Exercise brief: Find how many lines of the listing below include the word "chart", then report the number by itself.

Dataset:
>>>

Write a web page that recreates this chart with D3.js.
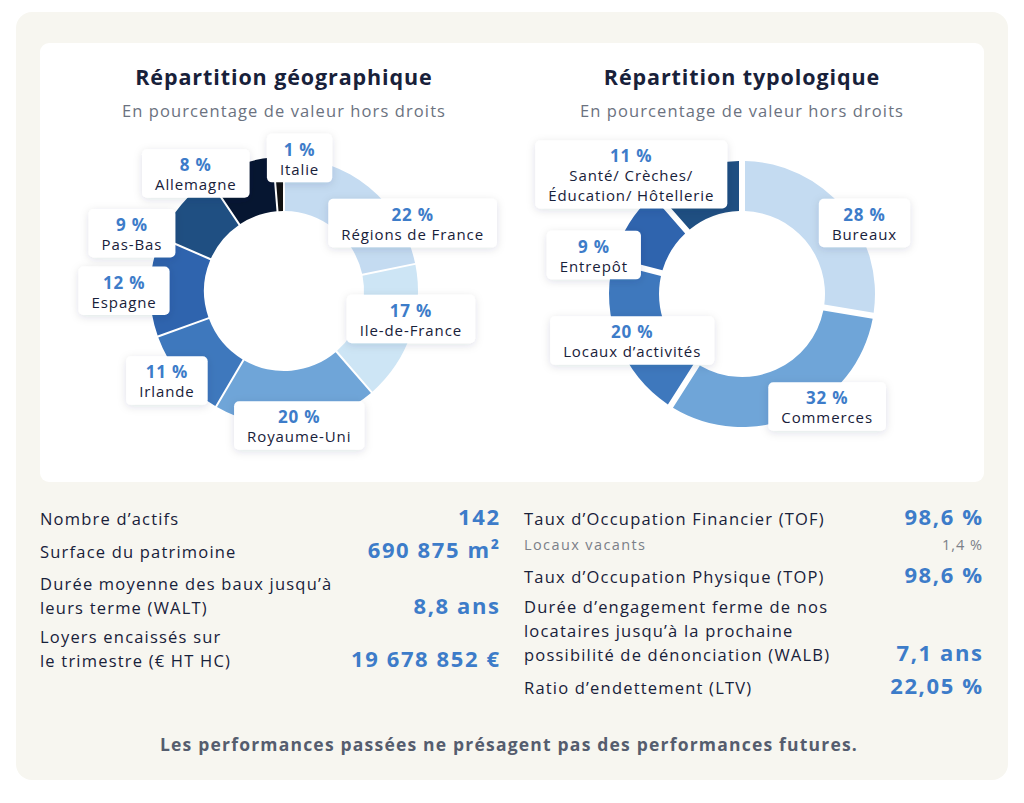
<!DOCTYPE html>
<html>
<head>
<meta charset="utf-8">
<script src="https://cdn.jsdelivr.net/npm/d3@7"></script>
<style>
  body { margin: 0; background: #fff; }
  svg { display: block; font-family: "Open Sans", Lato, sans-serif; }
</style>
</head>
<body>
<div id="chart"></div>
<script>
// data
const geoLabels = ["Régions de France", "Ile-de-France", "Royaume-Uni", "Irlande", "Espagne", "Pas-Bas", "Allemagne", "Italie"];
const geoValues = [22, 17, 20, 11, 12, 9, 8, 1];
const typoLabels = [["Bureaux"], ["Commerces"], ["Locaux d’activités"], ["Entrepôt"], ["Santé/ Crèches/", "Éducation/ Hôtellerie"]];
const typoValues = [28, 32, 20, 9, 11];

const leftStatLabels = [["Nombre d’actifs"], ["Surface du patrimoine"], ["Durée moyenne des baux jusqu’à", "leurs terme (WALT)"], ["Loyers encaissés sur", "le trimestre (€ HT HC)"]];
const leftStatValues = ["142", "690 875 m²", "8,8 ans", "19 678 852 €"];
const rightStatLabels = [["Taux d’Occupation Financier (TOF)"], ["Taux d’Occupation Physique (TOP)"], ["Durée d’engagement ferme de nos", "locataires jusqu’à la prochaine", "possibilité de dénonciation (WALB)"], ["Ratio d’endettement (LTV)"]];
const rightStatValues = ["98,6 %", "98,6 %", "7,1 ans", "22,05 %"];
const vacantLabel = "Locaux vacants", vacantValue = "1,4 %";

// colours
const geoColors = ["#c4dbf1", "#cde5f5", "#6fa5d8", "#3e78bd", "#2f64ae", "#1f4f82", "#061631", "#111111"];
const typoColors = ["#c4dbf1", "#6fa5d8", "#3e78bd", "#2f64ae", "#1f4f82"];
const blue = "#3d7cc9", ink = "#18213a";

// label box offsets from the outer edge point of each slice
const geoOffsets = [[44, 36], [0, -15], [3, 1], [-14, 4], [-26, 4], [-49, 28], [-44, 9], [21, 1]];
const typoOffsets = [[21, 15], [31, -9], [14, -2], [-35, 31], [-64, 5]];

const width = 1024, height = 803;
const svg = d3.select("#chart").append("svg")
    .attr("width", width)
    .attr("height", height);

const defs = svg.append("defs");
const shadow = defs.append("filter").attr("id", "shadow")
    .attr("x", "-30%").attr("y", "-40%").attr("width", "160%").attr("height", "180%");
shadow.append("feDropShadow")
    .attr("dx", 0).attr("dy", 2)
    .attr("stdDeviation", 4)
    .attr("flood-color", "#1a2a40")
    .attr("flood-opacity", 0.13);

// backgrounds
svg.append("rect").attr("x", 16).attr("y", 12).attr("width", 992).attr("height", 768)
    .attr("rx", 16).attr("fill", "#f7f6f0");
svg.append("rect").attr("x", 40).attr("y", 43).attr("width", 944).attr("height", 439)
    .attr("rx", 9).attr("fill", "#fff");

function donut(cx, cy, outer, inner, gap, values, colors, labels, offsets, title) {
    const g = svg.append("g");

    g.append("text")
        .attr("x", cx).attr("y", 85)
        .attr("text-anchor", "middle")
        .attr("font-size", 21.5).attr("font-weight", 700)
        .attr("letter-spacing", 0.9)
        .attr("fill", ink)
        .text(title);
    g.append("text")
        .attr("x", cx).attr("y", 117)
        .attr("text-anchor", "middle")
        .attr("font-size", 16.5)
        .attr("letter-spacing", 1.1)
        .attr("fill", "#6b7280")
        .text("En pourcentage de valeur hors droits");

    const pie = d3.pie().sort(null).value(d => d).padAngle(gap / 100);
    const arcs = pie(values);
    const arc = d3.arc().innerRadius(inner).outerRadius(outer).padRadius(100);
    const edge = d3.arc().innerRadius(outer).outerRadius(outer);

    const ring = g.append("g").attr("transform", `translate(${cx},${cy})`);
    ring.selectAll("path")
        .data(arcs)
        .join("path")
        .attr("d", arc)
        .attr("fill", (_, i) => colors[i]);

    // labels
    arcs.forEach((a, i) => {
        const [px, py] = edge.centroid(a);
        const lx = cx + px + offsets[i][0];
        const ly = cy + py + offsets[i][1];
        const lines = Array.isArray(labels[i]) ? labels[i] : [labels[i]];
        const lg = g.append("g");
        const box = lg.append("rect").attr("fill", "#fff").attr("rx", 5)
            .attr("filter", "url(#shadow)");
        const h = 29 + lines.length * 19.5;
        const top = ly - h / 2;
        const pct = lg.append("text")
            .attr("x", lx).attr("y", top + 22)
            .attr("text-anchor", "middle")
            .attr("font-size", 17).attr("font-weight", 700)
            .attr("letter-spacing", 0.8)
            .attr("fill", blue)
            .text(values[i] + " %");
        let w = pct.node().getComputedTextLength();
        lines.forEach((t, j) => {
            const tx = lg.append("text")
                .attr("x", lx).attr("y", top + 41 + j * 20)
                .attr("text-anchor", "middle")
                .attr("font-size", 15)
                .attr("letter-spacing", 0.9)
                .attr("fill", ink)
                .text(t);
            w = Math.max(w, tx.node().getComputedTextLength());
        });
        box.attr("x", lx - w / 2 - 13).attr("y", top)
            .attr("width", w + 26).attr("height", h);
    });
}

donut(284, 291, 134, 80, 2, geoValues, geoColors, geoLabels, geoOffsets, "Répartition géographique");
donut(742, 294, 133, 83, 6, typoValues, typoColors, typoLabels, typoOffsets, "Répartition typologique");

// key figures
function stats(x0, x1, labels, values, baselines) {
    labels.forEach((lines, i) => {
        const y = baselines[i];
        lines.forEach((t, j) => {
            svg.append("text")
                .attr("x", x0).attr("y", y + j * 24)
                .attr("font-size", 16.5)
                .attr("letter-spacing", 1.2)
                .attr("fill", ink)
                .text(t);
        });
        // letter-spacing leaves a trailing gap, so push end anchor by it
        svg.append("text")
            .attr("x", x1 + 1.6).attr("y", y + (lines.length - 1) * 24)
            .attr("text-anchor", "end")
            .attr("font-size", 22).attr("font-weight", 700)
            .attr("letter-spacing", 1.6)
            .attr("fill", blue)
            .text(values[i]);
    });
}

stats(40, 499, leftStatLabels, leftStatValues, [525, 558, 590, 643]);
stats(524, 982, rightStatLabels, rightStatValues, [525, 583, 613, 694]);

svg.append("text").attr("x", 524).attr("y", 550)
    .attr("font-size", 14.5).attr("letter-spacing", 1.4).attr("fill", "#7b8088")
    .text(vacantLabel);
svg.append("text").attr("x", 983).attr("y", 550)
    .attr("text-anchor", "end")
    .attr("font-size", 14.5).attr("letter-spacing", 1).attr("fill", "#7b8088")
    .text(vacantValue);

svg.append("text")
    .attr("x", 509).attr("y", 751)
    .attr("text-anchor", "middle")
    .attr("font-size", 17.5).attr("font-weight", 700)
    .attr("letter-spacing", 1.2)
    .attr("fill", "#555d6e")
    .text("Les performances passées ne présagent pas des performances futures.");
</script>
</body>
</html>
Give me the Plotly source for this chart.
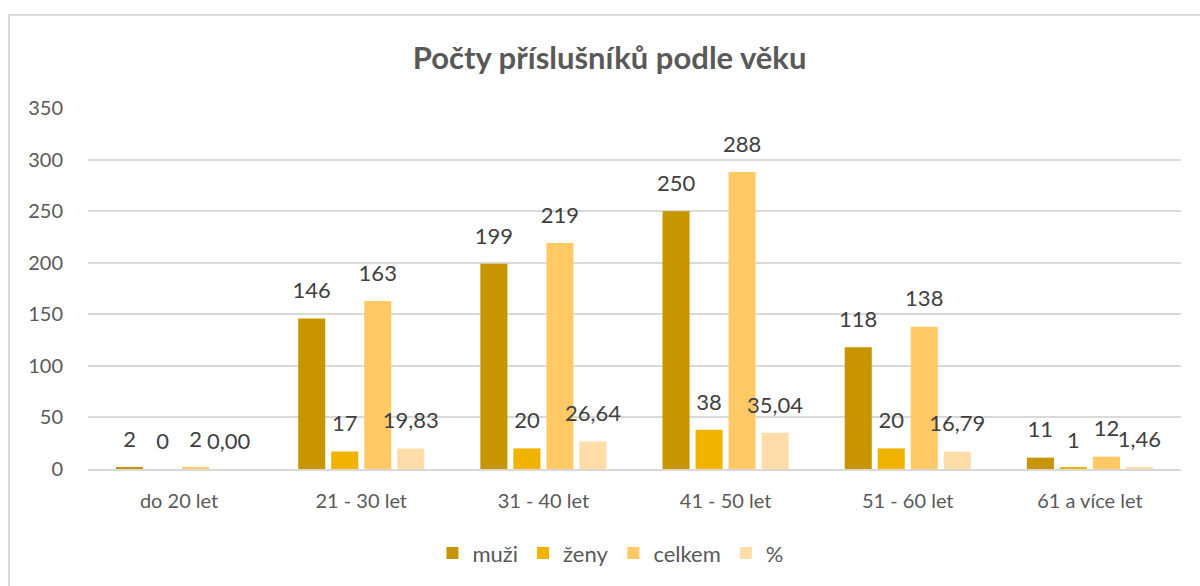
import plotly.graph_objects as go

categories = ["do 20 let", "21 - 30 let", "31 - 40 let", "41 - 50 let", "51 - 60 let", "61 a více let"]
muzi = [2, 146, 199, 250, 118, 11]
zeny = [0, 17, 20, 38, 20, 1]
celkem = [2, 163, 219, 288, 138, 12]
procenta = [0.00, 19.83, 26.64, 35.04, 16.79, 1.46]

series = [
    ("muži", muzi, "#C69500", [str(v) for v in muzi]),
    ("ženy", zeny, "#F0B400", [str(v) for v in zeny]),
    ("celkem", celkem, "#FFC966", [str(v) for v in celkem]),
    ("%", procenta, "#FFDCA8", [f"{v:.2f}".replace(".", ",") for v in procenta]),
]

FONT = "Lato, 'Open Sans', sans-serif"
GAP = 0.275

fig = go.Figure()
for i, (name, vals, color, texts) in enumerate(series):
    fig.add_trace(go.Bar(
        name=name, x=categories, y=vals, marker_color=color,
        marker_line_width=0, offsetgroup=f"g{i}", alignmentgroup="a",
    ))
for i, (name, vals, color, texts) in enumerate(series):
    fig.add_trace(go.Scatter(
        x=categories, y=vals, mode="markers+text", text=texts,
        textposition="top center", offsetgroup=f"g{i}", alignmentgroup="a",
        marker=dict(size=22, opacity=0, color=color),
        textfont=dict(size=22, color="#404040", family=FONT),
        showlegend=False, hoverinfo="skip", cliponaxis=False,
    ))

fig.update_layout(
    width=1200, height=586,
    margin=dict(l=88, r=19, t=108, b=117, autoexpand=False),
    paper_bgcolor="white", plot_bgcolor="white",
    barmode="group", bargap=GAP, bargroupgap=0.18,
    scattermode="group", scattergap=GAP,
    title=dict(text="<b>Počty příslušníků podle věku</b>", x=0.508, xanchor="center",
               y=0.901, yanchor="middle",
               font=dict(size=31, color="#595959", family=FONT)),
    font=dict(family=FONT, color="#595959"),
    legend=dict(orientation="h", x=0.478, xanchor="center", y=-0.233, yanchor="middle",
                font=dict(size=22, color="#595959", family=FONT), traceorder="normal",
                itemwidth=30),
    showlegend=True,
)
fig.update_yaxes(range=[0, 350], dtick=50, showgrid=True, gridcolor="#D9D9D9", gridwidth=1.5,
                 zeroline=False, tickfont=dict(size=20, color="#595959", family=FONT),
                 ticklabelstandoff=24)
fig.update_xaxes(showline=True, linecolor="#D9D9D9", linewidth=1.5,
                 tickfont=dict(size=20, color="#595959", family=FONT),
                 ticklabelstandoff=13)

# outer chart frame
fig.add_shape(type="rect", xref="paper", yref="paper",
              x0=(9 - 88) / 1093, x1=(1215 - 88) / 1093,
              y0=(469 - 620) / 361, y1=(469 - 15) / 361,
              line=dict(color="#D9D9D9", width=2), fillcolor="rgba(0,0,0,0)")

fig.write_html("out.html", config={"displayModeBar": False},
               post_script="document.body.style.margin='0px';")
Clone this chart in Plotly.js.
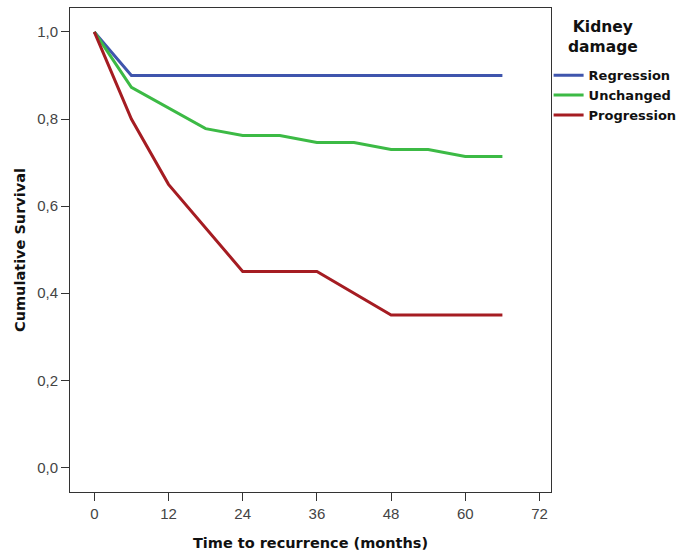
<!DOCTYPE html>
<html><head><meta charset="utf-8">
<script src="https://cdn.plot.ly/plotly-3.0.1.min.js"></script>
<style>html,body{margin:0;padding:0;background:#fff}#c{width:680px;height:554px}</style>
</head><body><div id="c"></div>
<script>
const seriesNames = ["Regression", "Unchanged", "Progression"];
const legendTitle = "Kidney<br>damage";
const regressionMonths = [0, 6, 66];
const regressionSurv = [1.0, 0.9, 0.9];
const unchangedMonths = [0, 6, 18, 24, 30, 36, 42, 48, 54, 60, 66];
const unchangedSurv = [1.0, 0.873, 0.778, 0.762, 0.762, 0.746, 0.746, 0.730, 0.730, 0.714, 0.714];
const progressionMonths = [0, 6, 12, 24, 36, 48, 66];
const progressionSurv = [1.0, 0.80, 0.65, 0.45, 0.45, 0.35, 0.35];
const xTicks = [0, 12, 24, 36, 48, 60, 72];
const yTicks = [0, 0.2, 0.4, 0.6, 0.8, 1.0];
const colors = ["#3f55ad", "#3cba45", "#a51c22"];

const traces = [
  {x: regressionMonths, y: regressionSurv, name: seriesNames[0]},
  {x: unchangedMonths, y: unchangedSurv, name: seriesNames[1]},
  {x: progressionMonths, y: progressionSurv, name: seriesNames[2]}
].map((t, i) => Object.assign(t, {type: "scatter", mode: "lines", line: {color: colors[i], width: 3}}));

const bold = "DejaVu Sans, sans-serif";
const layout = {
  width: 680, height: 554,
  margin: {l: 70, r: 128.5, t: 8, b: 61.7, autoexpand: false},
  separators: ",.",
  paper_bgcolor: "#fff", plot_bgcolor: "#fff",
  font: {family: "Liberation Sans, Arial, sans-serif", color: "#333"},
  xaxis: {
    range: [-3.93, 73.86], tickvals: xTicks, ticks: "outside", ticklen: 8, tickcolor: "#333",
    showgrid: false, zeroline: false, showline: true, linecolor: "#333", linewidth: 1, mirror: true,
    tickfont: {size: 15, color: "#444"},
    title: {text: "<b>Time to recurrence (months)</b>", font: {family: bold, size: 14.5, color: "#111"}, standoff: 16}
  },
  yaxis: {
    range: [-0.0565, 1.055], tickvals: yTicks, tickformat: ".1f", ticks: "outside", ticklen: 8, tickcolor: "#333",
    showgrid: false, zeroline: false, showline: true, linecolor: "#333", linewidth: 1, mirror: true,
    tickfont: {size: 15, color: "#444"},
    title: {text: "<b>Cumulative Survival</b>", font: {family: bold, size: 14.5, color: "#111"}, standoff: 8}
  },
  legend: {
    x: 0.995, xanchor: "left", y: 0.892, yanchor: "top",
    font: {family: bold, size: 13, color: "#111", weight: "bold"},
    bgcolor: "rgba(0,0,0,0)", tracegroupgap: 0
  },
  annotations: [{
    text: "<b>" + legendTitle + "</b>", xref: "paper", yref: "paper", x: 1.109, y: 0.940,
    xanchor: "center", yanchor: "middle", align: "center", showarrow: false,
    font: {family: bold, size: 15.5, color: "#111"}
  }],
  showlegend: true
};
Plotly.newPlot("c", traces, layout, {displayModeBar: false, staticPlot: true});
</script></body></html>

<<<

Solution to the exercise: 6